Uber supporters say the app promotes competition and innovation. European Commission Vice President Neelie Kroes said in a statement yesterday “this innovation isn’t going to disappear through blackmail or diktat.” In April, she called a local Brussels court’s decision to ban Uber “crazy” and said it sends “a bad anti-tech message about Brussels.”
“Consumers want to have these services. I’ve personally never sat in a run-down Uber car, but I’ve definitely experienced a lot of run-down taxis,” said Arndt Ellinghorst, head of automotive research at ISI Group in London. “It is a bit scary how protectionist Europe can be.”
Uber raised $1.2 billion in new financing led by Fidelity Investments last week, valuing the company at about $17 billion, before added investments. The company had earlier raised $307.5 million from investors including Google Ventures, TPG Capital and Menlo Ventures.
Chief Executive Officer Travis Kalanick — who started Uber in 2009 after he and partner Garrett Camp couldn’t find a cab in Paris — has pushed the company into 128 cities in 37 countries. He said the low prices and ease of use that their drivers can offer will lead to a base of support from consumers that regulators won’t be able to ignore.
Uber said in its blog it’s responsible for 20,000 new jobs per month. The median income for drivers using the UberX platform, Uber’s low-cost service, is $90,000 per year in New York and more than $74,000 in San Francisco, the company said.

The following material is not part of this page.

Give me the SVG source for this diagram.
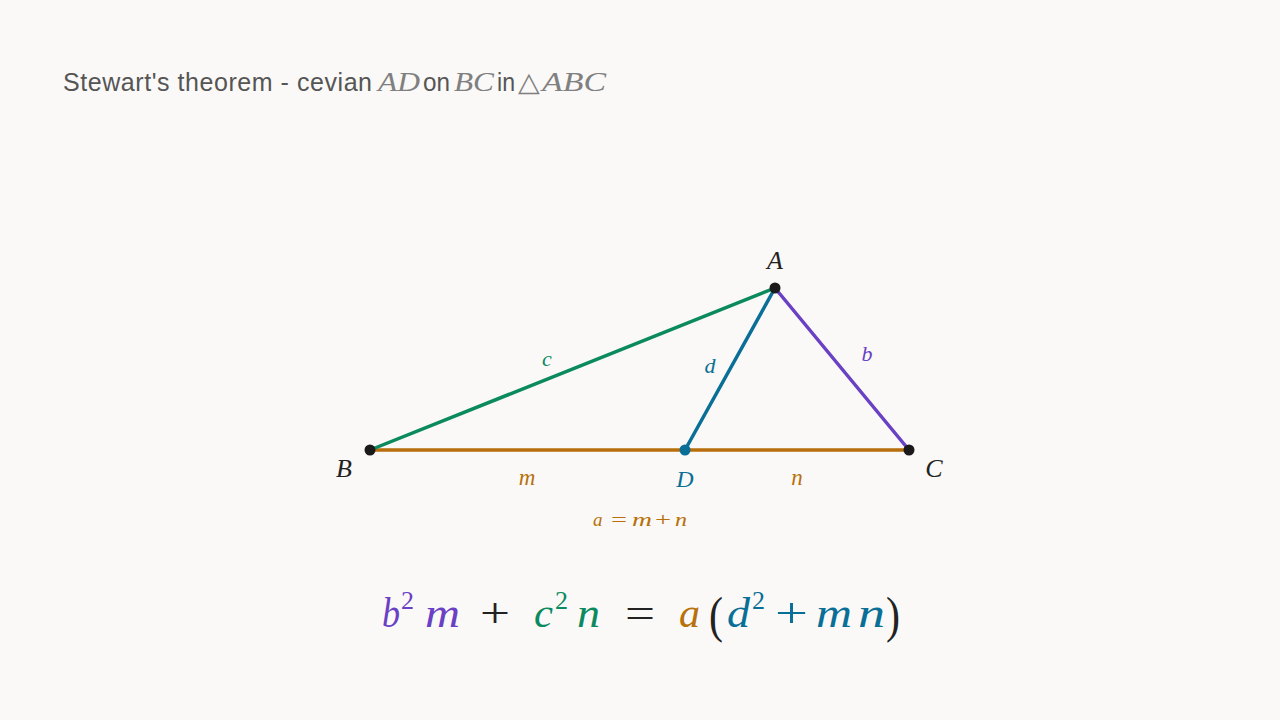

Uber advertises itself to prospective drivers as a way to start your own business, drawing users who aren’t professional chauffeurs. That’s different from apps such as Hailo, which recruit from the industry. Uber customers can tap the app on their smartphone and see the locations of taxis in real time, pay via a stored credit card and rate their driver.
“Citizens of these cities are getting around the cities much more cheaply,” Kalanick told Bloomberg TV in an interview this week. “How does a regulator or city official take that away from the population? Say that inexpensive transportation that’s high quality, you shouldn’t have?”